On Tuesday, 20 December 2016 at 20:51:54 UTC, Andrei Alexandrescu wrote:
I've asked Joakim about this via email just now, likely other folks also know the answer:

1. I found these PRs related to local imports:

https://github.com/dlang/phobos/pull/4361
https://github.com/dlang/phobos/pull/4365
https://github.com/dlang/phobos/pull/4370
https://github.com/dlang/phobos/pull/4373
https://github.com/dlang/phobos/pull/4379
https://github.com/dlang/phobos/pull/4392
https://github.com/dlang/phobos/pull/4467

Are there more? Is there a central point for them (such as a bugzilla issue)?

Ilya lists a lot more above, he did most of the work. No central point that I know of.

2. I see you've done a bunch of work in the area. Where, in your
estimate, are we on the spectrum of making imports local without a major reorganization? Any low-hanging fruit to look at, or have Joakim, Ilya, Jack and others made a pass through most/all modules already?

There is more to be done, but my guess would be 80-90% done for Phobos. Ilya scoped a lot, but usually left druntime imports alone. Top-level module imports mostly don't use selective imports yet, because Martin wanted to hold off till he was sure the symbol leak bug was fixed.

On Tuesday, 20 December 2016 at 22:08:38 UTC, Andrei Alexandrescu wrote:
On 12/20/2016 03:46 AM, Joakim wrote:
I didn't just say "eh:" I gave evidence for why I think the problem is minimal and asked why it's so important to scope those last 3-4 imported
modules too, which you didn't answer.

You have asked for a smoking gun, and one has been found.

I have just uploaded a major update that carefully analyzes the improvements brought about by switching to local imports in the D Standard Library. Please refer to the section "Workaround: Are Local Imports Good Enough?" and Appendix A:

https://github.com/dlang/DIPs/pull/51/files

https://github.com/dlang/DIPs/blob/91baecedcfe7cb75ac22e66478722ec797ebb901/DIPs/DIP1005.md

Thanks for this analysis of the remaining dependency graph, it is worth looking at. Allow me to poke some holes in it.

To begin with, the amount of scoping that has been done is overstated, if you simply count scoped imports and compare it to module-level imports. Each module-level import has to be replicated multiple times for each local scope, especially in unittest blocks. A better number is more like 20-30%, as I pointed out 4 out of 13 modules remain at top-level in std.array. Using that metric, a 3-4X reduction in top-level imports has led to at least a 2.2x improvement in imported files, so the effort has been more meaningful than you conclude.

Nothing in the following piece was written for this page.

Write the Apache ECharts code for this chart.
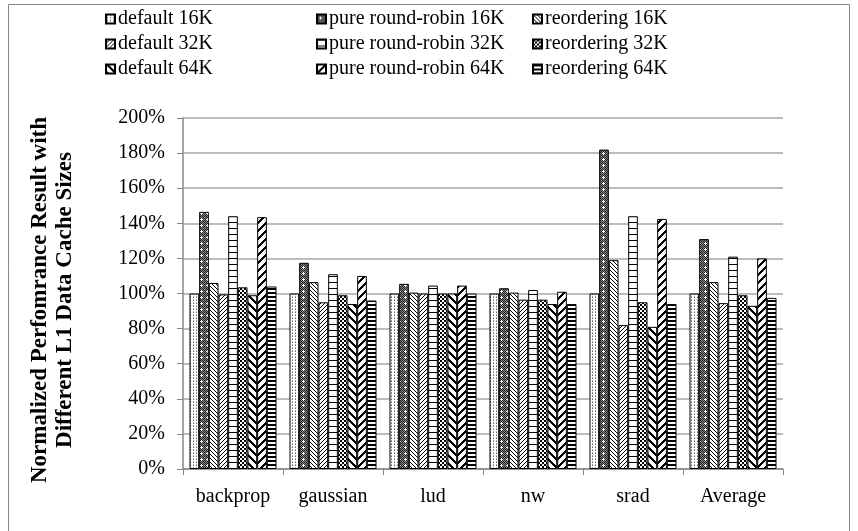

Second, as I noted above, most top-level imports have not been made selective yet, because of the symbol leak bug that was recently fixed by Martin. You will see in my PRs that I only list those symbols as a comment, because I could not turn those into selective imports yet. If the compiler is doing its job right, selective imports should greatly reduce the cost of importing a module, even if your metric would still show the module being imported.

Third, checking some of the output from the commands you ran in your script shows that up to half of the imported modules are from druntime. I noted earlier that Ilya usually didn't bother scoping top-level druntime imports, because he perceived their cost to be low (I scoped them too in the handful I cleaned up, just for completeness). As far as I know, nobody has bothered to spend any time scoping druntime, so it would be better if you filtered out druntime imports from your analysis.

Finally, while it's nice to know the extent of the dependency graph, what really matters is the _cost_ of each link of the graph, which is what I keep hammering on. If the cost of links is small, it doesn't matter how entangled it is. If minimizing the dependency graph through scoping alone, ie without implementing this DIP, removes most of the cost, that's all I care about.

I have noted one example above, where _a single DCD in phobos_, ie a scoped, selective import, had gigantic costs in terms of executable size, where entire modules were included because of it. If that's the case more generally, then _no_ amount of dependency disentangling will matter, because the cost of single DCDs is still huge. Perhaps that's just an isolated issue however, it needs to be investigated.

My point is that the dependency graph matters, but now that we're getting down to the last entanglements, we need to know the cost of those last links. Your dependency analysis gives us some quantitative idea of the size of the remaining graph, but tells us nothing about the cost of those links. That's what I'm looking for.

I will spend some time now investigating those costs with sample code. My request all along has been that you give us some idea of those costs, if you know the answer already.